> [What is expected]:
Output the first line of the listing and each line after it, up to and including the line that contains "from matplotlib.patches import Rectangle", exactly as written, minus the pictures.

> [Source data]:

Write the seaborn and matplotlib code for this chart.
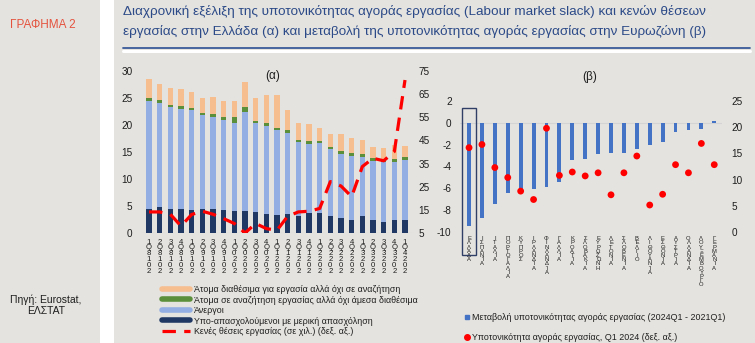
import numpy as np
import pandas as pd
import matplotlib
matplotlib.use("Agg")
import matplotlib.pyplot as plt
import seaborn as sns
from matplotlib.lines import Line2D
from matplotlib.patches import Rectangle

# ---------------- data ----------------
quarters = ["2018Q1", "2018Q2", "2018Q3", "2018Q4", "2019Q1", "2019Q2", "2019Q3", "2019Q4",
            "2020Q1", "2020Q2", "2020Q3", "2020Q4", "2021Q1", "2021Q2", "2021Q3", "2021Q4",
            "2022Q1", "2022Q2", "2022Q3", "2022Q4", "2023Q1", "2023Q2", "2023Q3", "2023Q4",
            "2024Q1"]
underemployed = [4.5, 4.8, 4.4, 4.5, 4.35, 4.5, 4.4, 4.3, 4.15, 4.0, 3.8, 3.55, 3.4, 3.6, 3.2,
                 3.7, 3.7, 3.2, 2.7, 2.5, 3.1, 2.5, 2.1, 2.5, 2.5]
unemployed = [20.0, 19.3, 18.9, 18.5, 18.5, 17.4, 17.1, 16.6, 16.25, 18.4, 16.6, 16.25, 15.7,
              15.0, 13.6, 12.8, 12.9, 12.3, 11.9, 11.7, 10.9, 10.9, 11.0, 10.7, 11.1]
seeking_not_avail = [0.5, 0.5, 0.4, 0.5, 0.35, 0.4, 0.55, 0.65, 1.15, 1.0, 0.4, 0.5, 0.3, 0.5,
                     0.4, 0.45, 0.5, 0.4, 0.55, 0.6, 0.6, 0.4, 0.5, 0.5, 0.5]
avail_not_seeking = [3.6, 3.0, 3.1, 3.2, 2.9, 2.7, 3.1, 2.85, 2.95, 4.6, 4.2, 5.3, 6.2, 3.7,
                     3.2, 3.15, 2.4, 2.4, 3.15, 2.8, 2.7, 2.2, 2.2, 2.6, 2.0]
vacancies = [14.1, 14.1, 13.1, 8.0, 13.0, 14.4, 13.1, 11.2, 9.1, 5.0, 9.1, 6.9, 6.2, 12.2,
             14.1, 14.4, 15.6, 27.2, 25.3, 20.7, 33.7, 37.3, 36.2, 40.2, 71.1]

countries = ["Ελλάδα", "Ισπανία", "Ιταλία", "Πορτογαλία", "Κύπρος", "Ιρλανδία", "Φινλανδία",
             "Γαλλία", "Κροατία", "Σλοβακία", "Ευρωζώνη", "Λετονία", "Σλοβενία", "Βέλγιο",
             "Λιθουανία", "Εσθονία", "Αυστρία", "Ολλανδία", "Λουξεμβούργο", "Γερμανία"]
slack_change = [-9.47, -8.7, -7.42, -6.41, -6.17, -6.02, -5.9, -5.44, -3.42, -3.33, -2.81,
                -2.72, -2.72, -2.44, -2.02, -1.8, -0.82, -0.64, -0.52, 0.2]
slack_level = [16.1, 16.7, 12.3, 10.4, 7.8, 6.2, 19.8, 10.8, 11.45, 10.7, 11.3, 7.1, 11.3,
               14.5, 5.15, 7.2, 12.85, 11.3, 16.9, 12.85]

# ---------------- style ----------------
BG = "#e4e3df"
FONT = ["Liberation Sans", "DejaVu Sans"]
sns.set_theme(style="white")
plt.rcParams["font.family"] = FONT
plt.rcParams["axes.facecolor"] = BG
plt.rcParams["figure.facecolor"] = BG
plt.rcParams["axes.unicode_minus"] = False

C_ORANGE = "#f6bd8f"
C_GREEN = "#5b8f3a"
C_LBLUE = "#93aee2"
C_NAVY = "#1f3864"
C_RED = "#ff0000"
C_BLUE = "#4472c4"
TXT = "#1e1e1e"

W, H = 755, 343
fig = plt.figure(figsize=(W / 100, H / 100), dpi=100)
fig.patch.set_facecolor(BG)

def fx(px):
    return px / W

def fy(py):
    return 1 - py / H

# white separator stripe
fig.patches.append(Rectangle((fx(100), 0), fx(14), 1, transform=fig.transFigure,
                             facecolor="white", edgecolor="none", zorder=0))

# left side labels
fig.text(fx(43), fy(25), "ΓΡΑΦΗΜΑ 2", color="#e5533f", fontsize=8.5, ha="center", va="center")
fig.text(fx(46), fy(305), "Πηγή: Eurostat,\nΕΛΣΤΑΤ", color=TXT, fontsize=7.5, ha="center",
         va="center", linespacing=1.1)

# title
fig.text(fx(123), fy(12), "Διαχρονική εξέλιξη της υποτονικότητας αγοράς εργασίας (Labour market slack) και κενών θέσεων",
         color="#2c4a88", fontsize=9.7, ha="left", va="center")
fig.text(fx(123), fy(31), "εργασίας στην Ελλάδα (α) και μεταβολή της υποτονικότητας αγοράς εργασίας στην Ευρωζώνη (β)",
         color="#2c4a88", fontsize=9.7, ha="left", va="center")
fig.add_artist(Line2D([fx(123), fx(750)], [fy(48), fy(48)], transform=fig.transFigure,
                      color="#3a5a9a", lw=1.3))
fig.add_artist(Line2D([fx(123), fx(750)], [fy(51), fy(51)], transform=fig.transFigure,
                      color="white", lw=2.2))

# ---------------- chart (α) ----------------
n = len(quarters)
df = pd.DataFrame({
    "q": quarters,
    "navy": underemployed,
    "blue": np.array(underemployed) + np.array(unemployed),
})
df["green"] = df["blue"] + np.array(seeking_not_avail)
df["total"] = df["green"] + np.array(avail_not_seeking)

axA = fig.add_axes([fx(141), fy(233), fx(413 - 141), fy(71) - fy(233)])
for col, colr in [("total", C_ORANGE), ("green", C_GREEN), ("blue", C_LBLUE), ("navy", C_NAVY)]:
    sns.barplot(data=df, x="q", y=col, color=colr, ax=axA, width=0.47, saturation=1,
                order=quarters, edgecolor="none", linewidth=0)
axA.set_ylim(0, 30)
axA.set_xlim(-0.75, n - 0.25)
axA.set_yticks(range(0, 31, 5))
axA.set_xticks(range(n))
axA.set_xticklabels(["\n".join(reversed(q)) for q in quarters], fontsize=5.6,
                    linespacing=0.78, va="top", color=TXT)
axA.tick_params(axis="x", length=0, pad=4)
axA.tick_params(axis="y", length=0, pad=6, labelsize=7.2, labelcolor=TXT)
axA.set_xlabel("")
axA.set_ylabel("")
for s in axA.spines.values():
    s.set_visible(False)
axA.axhline(0, color="#d0d0d0", lw=0.8, zorder=0)

axA2 = axA.twinx()
sns.lineplot(x=np.arange(n), y=vacancies, ax=axA2, color=C_RED, lw=2.3)
axA2.lines[0].set_dashes((4.2, 2.6))
axA2.set_ylim(5, 75)
axA2.set_yticks(range(5, 76, 10))
axA2.tick_params(axis="y", length=0, pad=4, labelsize=7.2, labelcolor=TXT)
for s in axA2.spines.values():
    s.set_visible(False)
axA2.set_ylabel("")
axA2.grid(False)
fig.text(fx(273), fy(76), "(α)", fontsize=8.5, color=TXT, ha="center", va="center")

# legend (α)
legA = [
    Line2D([], [], color=C_ORANGE, lw=4, label="Άτομα διαθέσιμα για εργασία αλλά όχι σε αναζήτηση"),
    Line2D([], [], color=C_GREEN, lw=4, label="Άτομα σε αναζήτηση εργασίας αλλά όχι άμεσα διαθέσιμα"),
    Line2D([], [], color=C_LBLUE, lw=4, label="Άνεργοι"),
    Line2D([], [], color=C_NAVY, lw=4, label="Υπο-απασχολούμενοι με μερική απασχόληση"),
    Line2D([], [], color=C_RED, lw=2.3, dashes=(4.2, 2.6), label="Κενές θέσεις εργασίας (σε χιλ.) (δεξ. αξ.)"),
]
fig.legend(handles=legA, loc="upper left", bbox_to_anchor=(fx(162), fy(285)), frameon=False,
           fontsize=6.4, handlelength=3.1, handletextpad=0.5, labelspacing=0.17,
           borderaxespad=0, borderpad=0, labelcolor=TXT)

# ---------------- chart (β) ----------------
m = len(countries)
dfB = pd.DataFrame({"c": countries, "chg": slack_change, "lvl": slack_level})
axB = fig.add_axes([fx(460), fy(232), fx(722 - 460), fy(101) - fy(232)])
sns.barplot(data=dfB, x="c", y="chg", color=C_BLUE, ax=axB, width=0.3, saturation=1,
            order=countries, edgecolor="none", linewidth=0)
axB.set_ylim(-10, 2)
axB.set_xlim(-0.7, m - 0.4)
axB.set_yticks(range(-10, 3, 2))
axB.set_xticks(range(m))
axB.set_xticklabels(["\n".join(c.upper()) for c in countries], fontsize=4.2,
                    linespacing=0.8, va="top", color=TXT)
axB.tick_params(axis="x", length=0, pad=3)
axB.tick_params(axis="y", length=0, pad=6, labelsize=7.2, labelcolor=TXT)
axB.set_xlabel("")
axB.set_ylabel("")
for s in axB.spines.values():
    s.set_visible(False)
axB.axhline(0, color="#d4d4d4", lw=0.8, zorder=0)

axB2 = axB.twinx()
sns.scatterplot(x=np.arange(m), y=slack_level, ax=axB2, color=C_RED, s=24, edgecolor="none",
                zorder=5)
axB2.set_ylim(0, 25)
axB2.set_yticks(range(0, 26, 5))
axB2.tick_params(axis="y", length=0, pad=7, labelsize=7.2, labelcolor=TXT)
for s in axB2.spines.values():
    s.set_visible(False)
axB2.set_ylabel("")
axB2.grid(False)

# highlight box around first country (data coords, extends below the axis)
axB2.add_patch(Rectangle((-0.52, -4.4), 1.04, 28.1, transform=axB2.transData,
                         fill=False, edgecolor="#2f3f66", lw=1.0, clip_on=False, zorder=6))

fig.text(fx(590), fy(77), "(β)", fontsize=8.5, color=TXT, ha="center", va="center")

legB = [
    Line2D([], [], marker="s", color=C_BLUE, lw=0, markersize=3.5,
           label="Μεταβολή υποτονικότητας αγοράς εργασίας (2024Q1 - 2021Q1)"),
    Line2D([], [], marker="o", color=C_RED, lw=0, markersize=4,
           label="Υποτονικότητα αγοράς εργασίας, Q1 2024 (δεξ. αξ.)"),
]
fig.legend(handles=legB, loc="upper left", bbox_to_anchor=(fx(464), fy(313)), frameon=False,
           fontsize=6.4, handlelength=0.6, handletextpad=0.3, labelspacing=1.2,
           borderaxespad=0, borderpad=0, labelcolor=TXT)

fig.savefig("out.png", dpi=100, facecolor=BG)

> [Task solution]:
Write the seaborn and matplotlib code for this chart.
import numpy as np
import pandas as pd
import matplotlib
matplotlib.use("Agg")
import matplotlib.pyplot as plt
import seaborn as sns
from matplotlib.lines import Line2D
from matplotlib.patches import Rectangle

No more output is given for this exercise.